Eric Oscher and Briargate Trading, LLC, a company 50 percent owned by Mr. Oscher, agreed to pay an aggregate fine of US $500,000 and disgorge profits of $525,000 to resolve charges brought by the Securities and Exchange Commission that they engaged in prohibited spoofing activities involving securities listed on the New York Stock Exchange from October 2011 through September 2012.

According to the SEC, during this time, Mr. Oscher caused his company to place a series of large, non-bona fide orders to buy or sell certain stocks prior to NYSE market open (the SEC termed these non-bona fide orders “spoofs”). The intent of these orders, claimed the SEC, was to drive the price of the stock up or down in the pre-open period by contributing to a perception that there was a large buying or selling interest.

Briargate would then place orders in the opposite direction of its spoofs on other markets that listed the same stock but that opened prior to NYSE. After these bona fide orders were executed, Mr. Oscher would have Briargate cancel its NYSE pre-market open orders. He would then cause Briargate to liquidate its executed positions after the relevant stock price reacted to elimination of the large non-bona fide buying or selling interest.

Mr. Oscher and Briargate engaged in this type of trading activity in 242 instances during the relevant time, realizing US $525,000 in profits, said the SEC.

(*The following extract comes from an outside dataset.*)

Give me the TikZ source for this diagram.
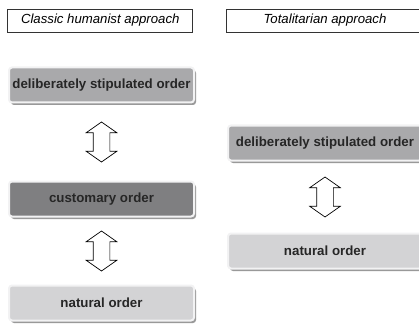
\documentclass[tikz,border=0pt]{standalone}
\usepackage{fontspec}
\setmainfont{Liberation Sans}
\usetikzlibrary{shapes.arrows,shadows,calc}
\definecolor{delibgray}{HTML}{A9A9AB}
\definecolor{custgray}{HTML}{7F7F81}
\definecolor{natgray}{HTML}{D3D3D5}
\definecolor{rimgray}{HTML}{F2F2F3}
\begin{document}
\begin{tikzpicture}[x=1pt,y=-1pt,
  head/.style={draw=black!80,line width=0.6pt,minimum height=23pt,inner sep=0pt,
    font=\itshape\fontsize{13.2}{15}\selectfont},
  order/.style={rounded corners=3pt,draw=rimgray,line width=2pt,minimum height=35pt,
    inner sep=0pt,text=black!85,font=\bfseries\fontsize{13.3}{15}\selectfont,
    drop shadow={shadow xshift=2pt,shadow yshift=-2.5pt,fill=black!40,opacity=1}},
  updown/.style={double arrow,draw,line width=0.7pt,fill=white,shape border rotate=90,
    inner sep=8pt,minimum height=40pt,double arrow head extend=7pt,
    double arrow tip angle=110}]
\useasboundingbox (0,0) rectangle (419,323);

% headings
\node[head,minimum width=185pt] (hl) at (100.25,20.5) {Classic humanist approach};
\node[head,minimum width=198pt] (hr) at (325,20.5) {Totalitarian approach};

% classic humanist column
\node[order,fill=delibgray,minimum width=185pt] (ld) at (101.5,85) {deliberately stipulated order};
\node[order,fill=custgray,minimum width=185pt] (lc) at (101.5,199) {customary order};
\node[order,fill=natgray,minimum width=185pt] (ln) at (101.5,303) {natural order};

% totalitarian column
\node[order,fill=delibgray,minimum width=194pt] (rd) at (325,143) {deliberately stipulated order};
\node[order,fill=natgray,minimum width=194pt] (rn) at (325,251) {natural order};

% double arrows between the orders
\node[updown] (a1) at ($(ld)!0.5!(lc)$) {};
\node[updown] (a2) at ($(lc)!0.5!(ln)$) {};
\node[updown] (a3) at ($(rd)!0.5!(rn)$) {};
\end{tikzpicture}
\end{document}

The SEC claimed that Mr. Oscher began utilizing this trading strategy in October 2011 after he had complained to NYSE,

…that other market participants were engaging in manipulative conduct involving large cancelled orders. For example, in the spring of 2011, Briargate complained to the NYSE that the data feeds provided by the NYSE were “susceptible to manipulation where parties look to gain advantage by entering non bona fide orders to entice others to trade.”

The SEC claimed that defendants trading was “manipulative” and thus violated provisions of law that prohibit engaging in transactions “creating actual or apparent actual trading” in a relevant security “or raising or depressing the price of such security, for the purpose of inducing the purchase or sale of such security by others.” The SEC also charged that defendants’ trading constituted a device, scheme or artifice to defraud or was an act or practice that operates as a fraud or deceit.

The defendants also agreed to pay prejudgment interest of almost US $38,000 as part of their settlement.